Yahoo, which declined to comment, had been in talks to
acquire a 75 percent stake in Dailymotion, owned by France
Telecom's Orange, a deal that would have valued
Europe's largest video website at $300 million.
The failure of the talks makes for another public knock to
France's business image after verbal attacks last year by Arnaud
Montebourg on firms seeking to shut ailing industrial sites
prompted international derision.
"I met the Yahoo and Orange chief executives in my office.
Yahoo wants to devour Dailymotion, but we told them no and that
it had to be a 50:50 split," Montebourg told Europe 1 radio.
France owns a 27 percent stake in France Telecom. French
government officials had raised concerns that the country would
lose control over one of its biggest Internet industry successes
if the deal went ahead, sources familiar with the matter said.
Montebourg, one of the government's most outspoken
ministers, is charged with restoring competitiveness to the
industrial sector and promoting the "Made in France" brand.
He said that he had wanted Yahoo to follow a model similar
to Renault and Nissan, whereby the identities
of both firms were retained while they developed their products
across the world.
"It's in the interest of France and Dailymotion, which is a
golden nugget that needs to be preserved," he said.

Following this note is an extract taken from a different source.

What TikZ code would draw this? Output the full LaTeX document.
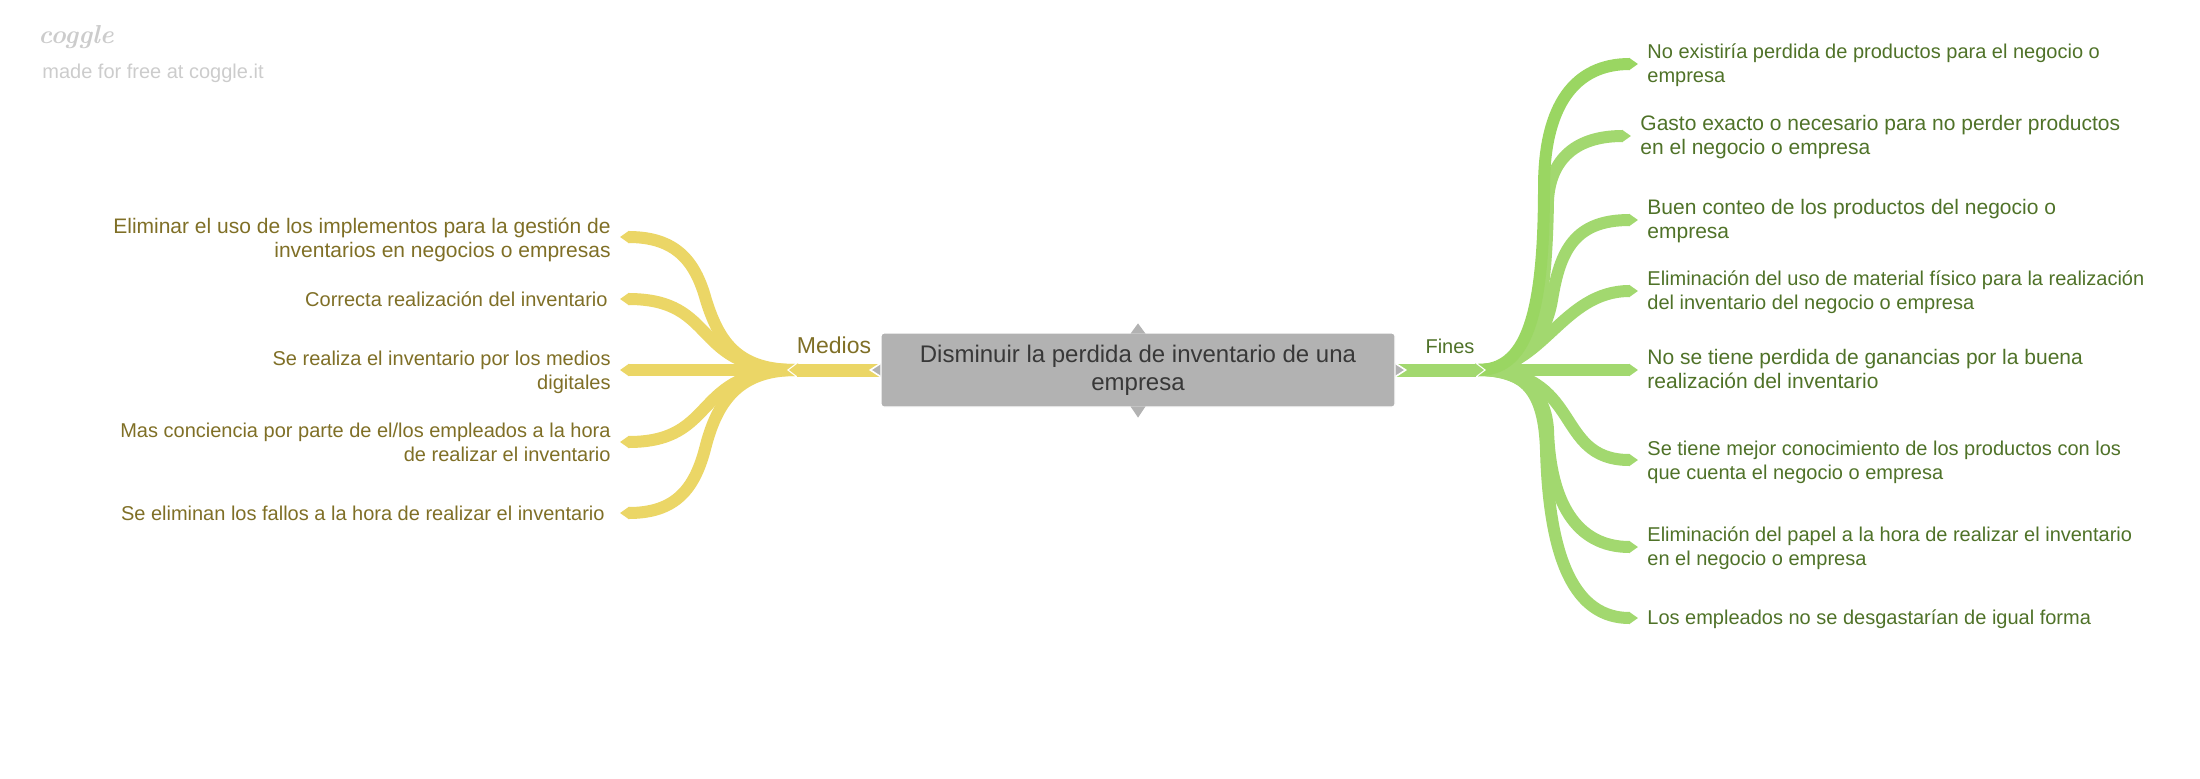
\documentclass[tikz,border=0pt]{standalone}
\usepackage{fontspec}
\setmainfont{Liberation Sans}
\newfontfamily\logofont{Latin Modern Roman}
\usetikzlibrary{arrows.meta}
\definecolor{rootgrey}{HTML}{B2B2B2}
\definecolor{yellowlink}{HTML}{EBD666}
\definecolor{yellowtext}{HTML}{7F6F26}
\definecolor{greenlink}{HTML}{A2D86F}
\definecolor{greentop}{HTML}{9AD662}
\definecolor{greentext}{HTML}{4F7228}
\definecolor{logogrey}{HTML}{CCCCCC}
\begin{document}
\begin{tikzpicture}[x=0.5pt,y=-0.5pt]

\tikzset{root/.style = {fill=rootgrey,draw=white,line width=0.6pt,rounded corners=1.5pt,minimum width=257pt,minimum height=37pt,inner sep=0pt,align=center,text=black!78,font=\fontsize{12}{14}\selectfont}}
\tikzset{rootpoint/.style = {fill=rootgrey,draw=white,line width=0.8pt}}
\tikzset{medios/.style = {anchor=east,inner sep=0pt,align=right,text=yellowtext,font=\fontsize{10}{12}\selectfont}}
\tikzset{fines/.style = {anchor=west,inner sep=0pt,align=left,text=greentext,font=\fontsize{10}{12}\selectfont}}
\tikzset{large/.style = {font=\fontsize{10.5}{12}\selectfont}}
\tikzset{stem/.style = {line width=6.5pt,-{Triangle[length=4.5pt,width=6.5pt]}}}
\tikzset{branch/.style = {line width=6pt,-{Triangle[length=4.5pt,width=6pt]}}}

\path[use as bounding box] (0,0) rectangle (2200,778);

%logo
\node[inner sep=0pt,text=logogrey,font=\fontsize{13}{16}\logofont\bfseries\itshape] (logo) at (76,37) {coggle};
\node[inner sep=0pt,anchor=west,text=logogrey,font=\fontsize{10}{12}\selectfont] (made) at (42,73) {made for free at coggle.it};

%medios text
\node[medios,large] (m1) at (611,240) {Eliminar el uso de los implementos para la gestión de\\inventarios en negocios o empresas};
\node[medios] (m2) at (608,299) {Correcta realización del inventario};
\node[medios] (m3) at (611,372) {Se realiza el inventario por los medios\\digitales};
\node[medios] (m4) at (611,442) {Mas conciencia por parte de el/los empleados a la hora\\de realizar el inventario};
\node[medios] (m5) at (605,513) {Se eliminan los fallos a la hora de realizar el inventario};

%fines text
\node[fines] (f1) at (1647,65) {No existiría perdida de productos para el negocio o\\empresa};
\node[fines,large] (f2) at (1640,137) {Gasto exacto o necesario para no perder productos\\en el negocio o empresa};
\node[fines,large] (f3) at (1647,221) {Buen conteo de los productos del negocio o\\empresa};
\node[fines] (f4) at (1647,292) {Eliminación del uso de material físico para la realización\\del inventario del negocio o empresa};
\node[fines,large] (f5) at (1647,369) {No se tiene perdida de ganancias por la buena\\realización del inventario};
\node[fines] (f6) at (1647,462) {Se tiene mejor conocimiento de los productos con los\\que cuenta el negocio o empresa};
\node[fines] (f7) at (1647,548) {Eliminación del papel a la hora de realizar el inventario\\en el negocio o empresa};
\node[fines] (f8) at (1647,619) {Los empleados no se desgastarían de igual forma};

%branch ends
\coordinate (hubm) at (796,370);
\coordinate (stemm) at (789,370);
\coordinate (e1) at (620,237);
\coordinate (e2) at (620,299);
\coordinate (e3) at (620,370);
\coordinate (e4) at (620,442);
\coordinate (e5) at (620,513);
\coordinate (hubf) at (1478,370);
\coordinate (stemf) at (1484,370);
\coordinate (g1) at (1638,64);
\coordinate (g2) at (1631,136);
\coordinate (g3) at (1638,220);
\coordinate (g4) at (1638,291);
\coordinate (g5) at (1638,370);
\coordinate (g6) at (1638,460);
\coordinate (g7) at (1638,547);
\coordinate (g8) at (1638,618);

\draw[branch,yellowlink] (hubm) .. controls (740,370) and (720,345) .. (706,300) .. controls (695,260) and (675,237) .. (e1);
\draw[branch,yellowlink] (hubm) .. controls (690,370) and (720,299) .. (e2);
\draw[branch,yellowlink] (hubm) -- (e3);
\draw[branch,yellowlink] (hubm) .. controls (690,370) and (720,442) .. (e4);
\draw[branch,yellowlink] (hubm) .. controls (740,370) and (718,400) .. (706,445) .. controls (695,490) and (675,513) .. (e5);

\draw[branch,greenlink] (hubf) .. controls (1525,370) and (1544,390) .. (1546,450) .. controls (1549,560) and (1575,618) .. (g8);
\draw[branch,greenlink] (hubf) .. controls (1525,370) and (1546,395) .. (1548,430) .. controls (1550,500) and (1575,547) .. (g7);
\draw[branch,greenlink] (hubf) .. controls (1585,370) and (1552,460) .. (g6);
\draw[branch,greenlink] (hubf) -- (g5);
\draw[branch,greenlink] (hubf) .. controls (1543,370) and (1562,291) .. (g4);
\draw[branch,greenlink] (hubf) .. controls (1520,370) and (1545,340) .. (1552,300) .. controls (1560,250) and (1575,220) .. (g3);
\draw[branch,greenlink] (hubf) .. controls (1530,370) and (1546,330) .. (1548,200) .. controls (1550,165) and (1570,136) .. (g2);
\draw[branch,greentop] (hubf) .. controls (1525,370) and (1544,320) .. (1544,187) .. controls (1544,105) and (1575,64) .. (g1);

%root and stems
\node[root] (root) at (1138,370) {Disminuir la perdida de inventario de una\\empresa};
\draw[stem,white,shorten >=-1pt] (root.west) -- (stemm);
\draw[stem,yellowlink] (root.west) -- (stemm);
\draw[stem,white,shorten >=-1pt] (root.east) -- (stemf);
\draw[stem,greenlink] (root.east) -- (stemf);
\path[rootpoint] ([yshift=-3.25pt]root.west) -- ([xshift=-5pt]root.west) -- ([yshift=3.25pt]root.west);
\path[rootpoint] ([yshift=-3.25pt]root.east) -- ([xshift=5pt]root.east) -- ([yshift=3.25pt]root.east);
\fill[rootgrey] ([xshift=-3.75pt,yshift=-0.6pt]root.north) -- ([yshift=4.5pt]root.north) -- ([xshift=3.75pt,yshift=-0.6pt]root.north) -- cycle;
\fill[rootgrey] ([xshift=-3.75pt,yshift=0.6pt]root.south) -- ([yshift=-5pt]root.south) -- ([xshift=3.75pt,yshift=0.6pt]root.south) -- cycle;

\node[inner sep=0pt,text=yellowtext,font=\fontsize{11.5}{14}\selectfont] (mediostext) at (834,345) {Medios};
\node[inner sep=0pt,text=greentext,font=\fontsize{10}{14}\selectfont] (finestext) at (1450,346) {Fines};

\end{tikzpicture}
\end{document}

President Francois Hollande, whose approval rating has
fallen as low as 25 percent, is scrambling to beef up state
coffers and kick-start investment and spending as his growth,
deficit and job creation goals fall apart.
Montebourg said in an earlier statement he was committed to
attracting foreign investment especially from American firms -
the biggest investors in France, but that the "investments had
to contribute to the recovery of the country."

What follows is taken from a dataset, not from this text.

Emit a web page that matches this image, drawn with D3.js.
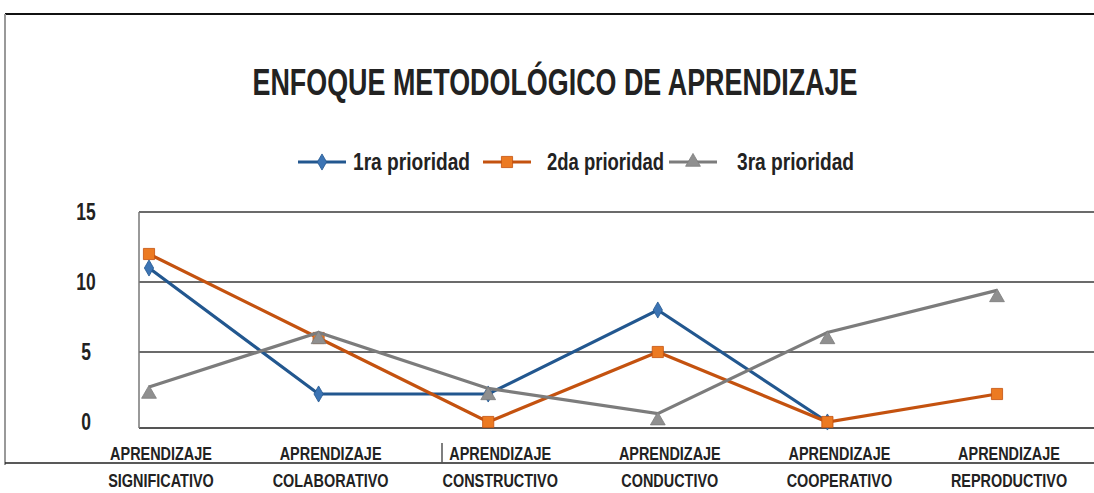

A deal with Dailymotion and a non-European partner would
have had little impact on employment in France since Dailymotion
operates with only about 165 employees.
A spokesman for Orange, part of France Telecom, said
discussions were ongoing with several potential investors as
Dailymotion needed to find a partner outside Europe to
accelerate its development.
Dailymotion is the 12th biggest video-sharing website in the
world, according to web tracking firm comScore, trailing Google
Inc's YouTube, but with a leading position in Europe.
It gets roughly 120 million unique users per month, more
than any other French web company. Last year it broke even and
generated 40 million euros in sales. France Telecom has been
searching for a partner to boost the site's development outside
Europe, especially in the United States.
Dailymotion, founded in 2005 by two young entrepreneurs has
received roughly $68 million in venture capital backing and was
bought by France Telecom in 2011.
Online video, which commands higher ad rates than
traditional Web content, is increasingly important to Yahoo as
it seeks to reverse declines in revenue and visitor traffic.
Yahoo Chief Executive Marissa Mayer, who took the reins of
the struggling Internet pioneer in July, has so far focused her
acquisition efforts on small, mobile start-up companies.